Le "quiet firing" : quand les entreprises poussent leurs salariés à la démission

Fin 2022, une nouvelle tendance a émergé aux États-Unis : le « quiet firing » — ou « licenciement silencieux » en français. Elle consiste à rendre l’environnement de travail invivable afin de pousser un employé à démissionner. Un nouveau mot qui désigne simplement du harcèlement moral, puni par la loi.
  • Avec TikTok, de nouveaux concepts souvent pas nouveaux émergent presque toutes les semaines. Et récemment, c’est le secteur du travail qui en fait les frais : « bare minimum monday », « quiet quitting », « quittok ». Des appellations pour désigner le fait de prendre le premier jour de la semaine à la cool ou d’effectuer uniquement le boulot pour lequel on est payé, et qui prennent de l’ampleur sur les réseaux sociaux pour avoir ensuite des conséquences dans la vie des internautes. En septembre 2022, un article du Wall Street Journal intitulé « If Your Quiet Quitting Is Going Well, You Might Be Getting Quiet Fired » s’intéressait à un phénomène qui là aussi prenait de l’ampleur aux États-Unis : le « quiet firing » ou « licenciement silencieux » en VF. Le concept est simple : les entreprises rendent la vie impossible à leurs salariés afin de les pousser à la démission.
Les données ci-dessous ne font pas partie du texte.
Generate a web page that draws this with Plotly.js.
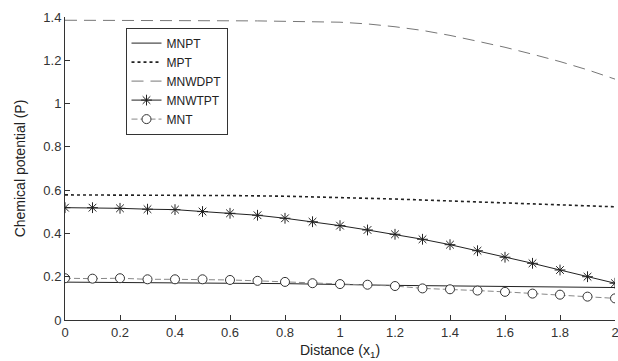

    Quiet firing = harcèlement moral

    Le gros problème de ce néologisme ? Il s’agit simplement de harcèlement moral. Et comme il est écrit dans le Code du travail, dans l’article L 1 152-1 :

    « Aucun salarié ne doit subir les agissements répétés de harcèlement moral qui ont pour objet ou pour effet une dégradation de ses conditions de travail susceptible de porter atteinte à ses droits et à sa dignité, d’altérer sa santé physique ou mentale ou de compromettre son avenir professionnel. »

    @workhap look out for these signs! #quietfiring #quietquitting #career ♬ Blade Runner 2049 - Synthwave Goose

    D’après le Wall Street Journal, ces pratiques — finalement pas nouvelles — se développent au sein des entreprises qui s’intéressent de près à l’implication de leurs salariés, notamment celles et ceux qui ne feraient que le strict minimum. « Gallup — une entreprise spécialisée dans le conseil et les sondages Ndlr — révèle que le taux d’implication des salariés est à son plus bas niveau depuis dix ans et que la moitié de la population active des États-Unis serait en train de se désinvestir discrètement – c’est-à-dire de se limiter strictement aux tâches inscrites sur la fiche de poste », écrit le journal américain.

    Sous couvert de vigilance face à un désengagement au travail — qui se serait accentué avec le déploiement du télétravail durant la pandémie — les entreprises sont alors prêtes à rendre la vie infernale à leurs employés. Les agissements peuvent prendre plusieurs formes : on ne vous invite plus aux réunions importantes ou aux activités hors du travail, on ne vous confie plus de projets, on vous met à l’écart, on vous refuse des congés, etc. Ces actes peuvent aller jusqu’au dénigrement de la qualité de votre travail ou aux remarques répétées, humiliantes et désobligeantes. L’environnement de travail devient alors toxique et l’entreprise vous oblige à claquer la porte.

    Inutile d’avoir un master en management pour comprendre que cette « tendance » est problématique et qu’elle porte déjà un autre nom : le harcèlement moral. Et ces agissements sournois et répétitifs peuvent avoir des conséquences graves sur la santé des salariés (dépression, burnout, suicides, etc.).

    Si pour les entreprises, l’idée est que le salarié s’en aille sans qu’elle n’ait à verser d’indemnités, certains des agissements regroupés sous l’appellation « quiet firing » sont illégales et condamnables. Si un salarié estime qu’il est victime de harcèlement moral, plusieurs recours existent, comme alerter le CSE et les représentants du personnel, alerter l’inspection du travail, saisir le conseil des prud’hommes ou un juge pénal. Et ce n’est pas parce que les techniques managériales toxiques portent un nouveau nom qu’elles deviennent acceptables.